To use Llama2 models, download the HF Llama2 checkpoint. Access to these checkpoints requires a permission request to Meta. For more information, refer to the Llama2 page on Huggingface. Once permission is granted, download the checkpoint and save it to the <llama checkpoint folder>.

ONNX Runtime Gen AI (OGA) Installation#

Install the ONNX Runtime Gen AI package using pip:

pip install onnxruntime-genai

Quark UINT4 Quantization with AWQ#

Quantization Configuration: AWQ / Group 128 / Asymmetric / FP16 activations

Use the following command to quantize the model:

python3 quantize_quark.py --model_dir <llama checkpoint folder> \
                          --output_dir <quantized safetensor output dir> \
                          --quant_scheme w_uint4_per_group_asym \
                          --num_calib_data 128 \
                          --quant_algo awq \
                          --dataset pileval_for_awq_benchmark \
                          --seq_len 512 \
                          --model_export quark_safetensors \
                          --data_type float16 \
                          --custom_mode awq

This will generate a directory containing the safe tensors at the specified <quantized safetensor output dir>.

Note

To include the lm_head layer in the quantization process, add the –exclude_layers flag. This overrides the default behavior of excluding the lm_head layer.

Note

To quantize the model for BF16 activations, use the –data_type bfloat16 flag.

Note

To specify a group size other than 128, such as 32, use the –group_size 32 flag.

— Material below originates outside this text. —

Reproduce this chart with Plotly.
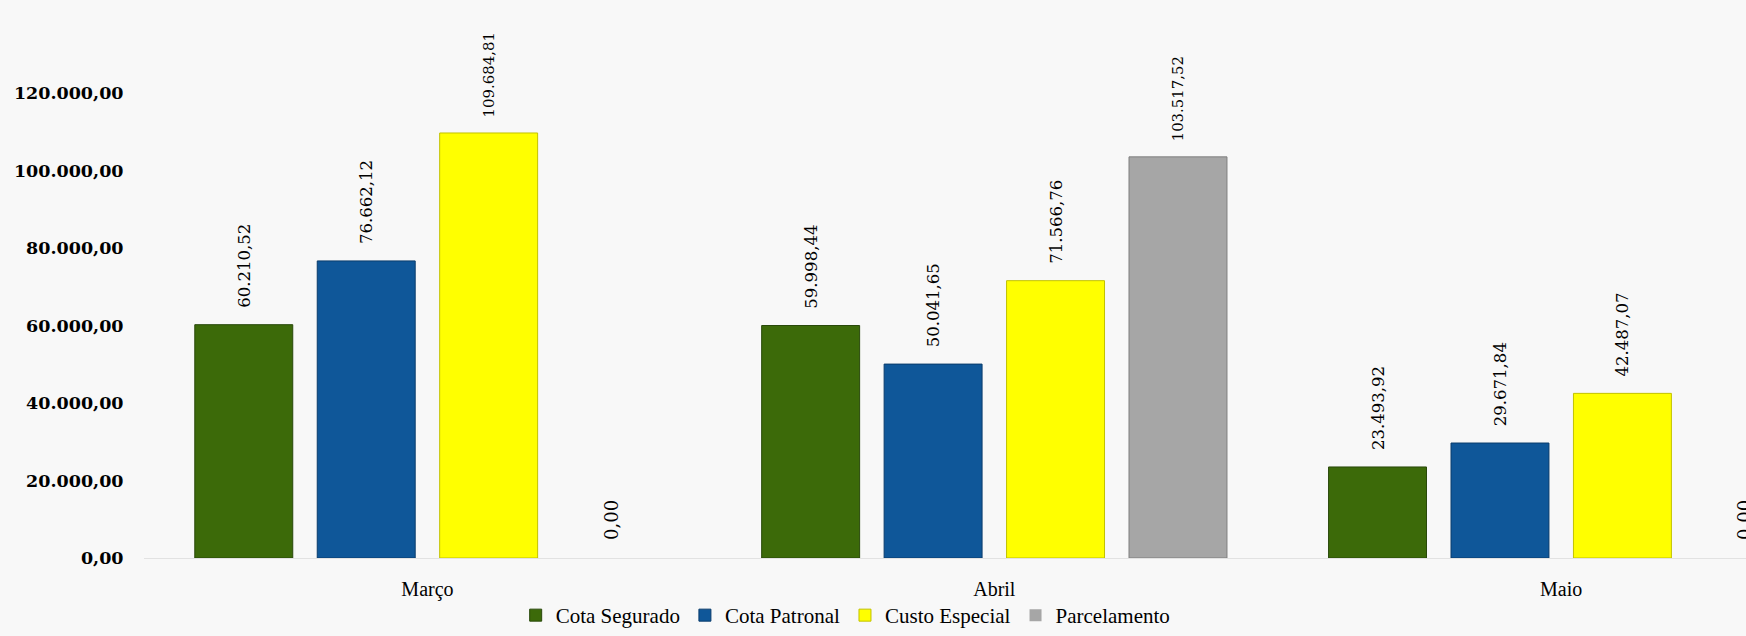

Exporting Using ONNX Runtime Gen AI Model Builder#

To export the quantized model to ONNX format, run the following command:

python3 -m onnxruntime_genai.models.builder \
        -i <quantized safetensor output dir> \
        -o <quantized onnx model output dir> \
        -p int4 \
        -e dml

Note

The activation data type of the ONNX model depends on the combination of the -p (precision) and -e (execution provider) flags. For example:

  • Using -p int4 -e dml will generate an ONNX model with float16 activations prepared for the DML execution provider.

  • To generate an ONNX model with float32 activations, use the -p int4 -e cpu flag.